Olivine group minerals are ubiquitous in extrusive igneous rocks and play an important role in constraining equilibria for samples in the upper mantle and above. All Raman spectra of the olivine group minerals in the solid solution between forsterite (Fo, Mg2SiO4) and fayalite (Fa, Fe2SiO4) have a high-intensity doublet between 800 and 880 cm–1. Previous studies used small sample suites with limited compositional ranges and varying spectrometers to relate energy shifts of these two bands to Mg/Fe contents. In this work, Raman spectra of 93 olivine samples were acquired on either Bruker's 532 nm (laser wavelength) Senterra or BRAVO (785/852.3 nm) spectrometer. This paper compares the two-peak band shift univariate method with two multivariate methods: partial least squares (PLS) and the least absolute shrinkage operator (Lasso). Data sets from several instruments are also examined to assess the most accurate method for predicting olivine composition from a Raman spectrum.
Our 181-spectra PLS model is recommended for use when determining olivine composition from a Raman spectrum. For Raman spectra of mixed phases where only the olivine doublet can be identified, composition can best be determined using the position of the peak ca. 838–857 cm–1 through use of the regression equation %Fo = –0.179625x2 + 310.077x –133 717 (where x = DB2 centroid in units of cm–1).

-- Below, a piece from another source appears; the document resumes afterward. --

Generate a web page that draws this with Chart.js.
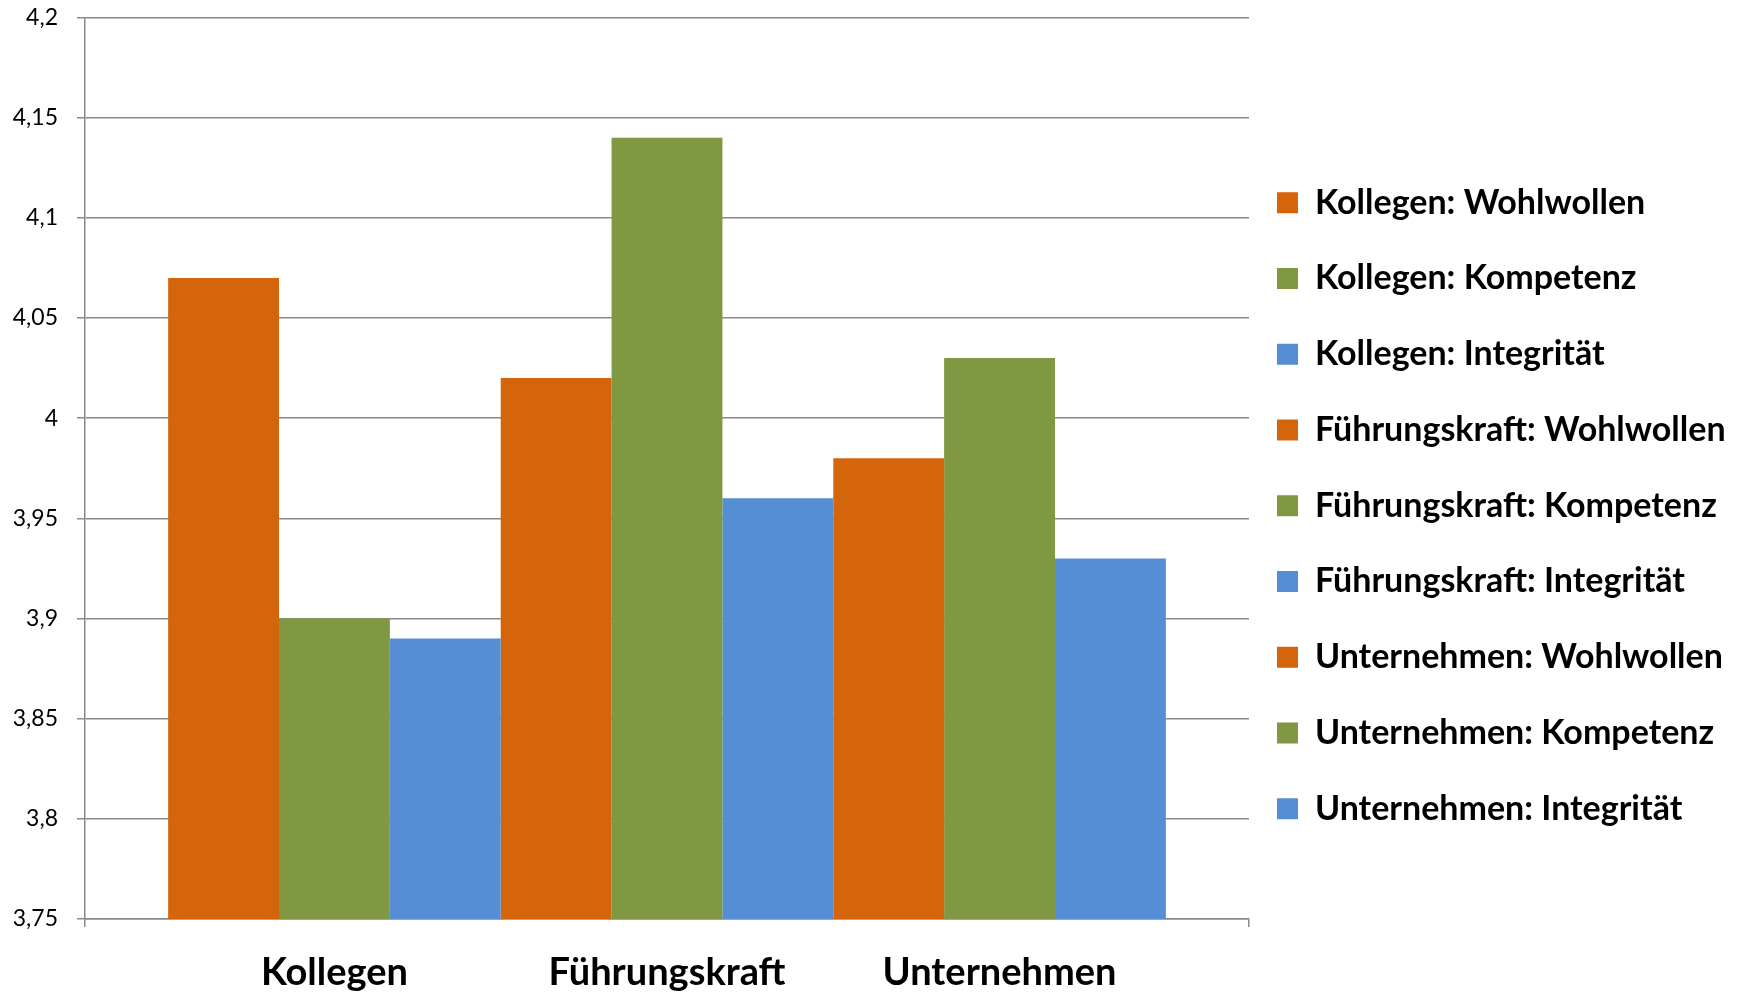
<!DOCTYPE html>
<html>
<head>
<meta charset="utf-8">
<script src="https://cdn.jsdelivr.net/npm/chart.js@4.4.1/dist/chart.umd.min.js"></script>
<style>
  html, body { margin: 0; padding: 0; background: #ffffff; }
  #wrap { position: relative; width: 1750px; height: 994px; }
</style>
</head>
<body>
<div id="wrap"><canvas id="chart" width="1750" height="994"></canvas></div>
<script>
// ---- data ----
const categories = ['Kollegen', 'Führungskraft', 'Unternehmen'];
const dimensions = ['Wohlwollen', 'Kompetenz', 'Integrität'];
const kollegenValues = [4.07, 3.90, 3.89];
const fuehrungskraftValues = [4.02, 4.14, 3.96];
const unternehmenValues = [3.98, 4.03, 3.93];
const yMin = 3.75, yMax = 4.2, yStep = 0.05;

const groupValues = [kollegenValues, fuehrungskraftValues, unternehmenValues];
const dimColors = ['#D4650A', '#7F9841', '#558ED5'];

const datasets = [];
categories.forEach((cat, ci) => {
  dimensions.forEach((dim, di) => {
    datasets.push({
      label: cat + ': ' + dim,
      data: categories.map((_, k) => (k === ci ? groupValues[ci][di] : null)),
      backgroundColor: dimColors[di],
      borderWidth: 0
    });
  });
});

const gridGray = '#898989';
const edge = 0.75; // outer margin of the plot, in category units

const legendNudge = {
  id: 'legendNudge',
  afterLayout(chart) {
    const lg = chart.legend;
    lg.left -= 13.75;
    lg.right = chart.width;
    lg.width = lg.right - lg.left;
  }
};

new Chart(document.getElementById('chart'), {
  type: 'bar',
  data: { labels: categories.map((_, i) => i), datasets },
  plugins: [legendNudge],
  options: {
    responsive: false,
    animation: false,
    layout: { padding: { top: 17.5, left: 0, right: 61, bottom: 0 } },
    datasets: { bar: { skipNull: true, categoryPercentage: 1 / edge, barPercentage: 1 } },
    plugins: {
      tooltip: { enabled: false },
      legend: {
        position: 'right',
        maxWidth: 440,
        labels: {
          color: '#000',
          boxWidth: 21, boxHeight: 21,
          padding: 41.75,
          font: { family: 'Lato', weight: 'bold', size: 34 }
        }
      }
    },
    scales: {
      x: {
        type: 'linear',
        min: -edge, max: categories.length - 1 + edge,
        offset: false,
        afterBuildTicks(scale) {
          scale.ticks = [-edge].concat(categories.map((_, i) => i), [categories.length - 1 + edge]).map(v => ({ value: v }));
        },
        afterFit(scale) { scale.height = 75; },
        grid: {
          offset: false,
          drawOnChartArea: false,
          drawTicks: true,
          tickLength: 8,
          lineWidth: 1.5,
          color: ctx => (ctx.tick && Number.isInteger(ctx.tick.value)) ? 'rgba(0,0,0,0)' : gridGray
        },
        border: { color: gridGray, width: 1.5 },
        ticks: {
          autoSkip: false, maxRotation: 0, minRotation: 0,
          padding: 23,
          color: '#000',
          font: { family: 'Lato', weight: 'bold', size: 38 },
          callback: v => (Number.isInteger(v) ? categories[v] : '')
        }
      },
      y: {
        min: yMin, max: yMax, beginAtZero: false,
        afterFit(scale) { scale.width = 85; scale.paddingTop = 0; scale.paddingBottom = 0; },
        ticks: {
          stepSize: yStep,
          padding: 19,
          color: '#000',
          font: { family: 'Lato', size: 23 },
          callback: v => String(+Number(v).toFixed(2)).replace('.', ',')
        },
        grid: { color: gridGray, lineWidth: 1.5, tickLength: 8 },
        border: { color: gridGray, width: 1.5 }
      }
    }
  }
});
</script>
</body>
</html>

In situ methods for predicting mineral composition on planetary surfaces are critically important to extraterrestrial exploration going forward; of these, Raman spectroscopy is likely the best, as shown by the impending deployment of several Raman instruments to Mars (ExoMars and Mars 2020). More broadly, application of machine learning methods to spectral data processing have implications to multiple fields that use spectroscopic data.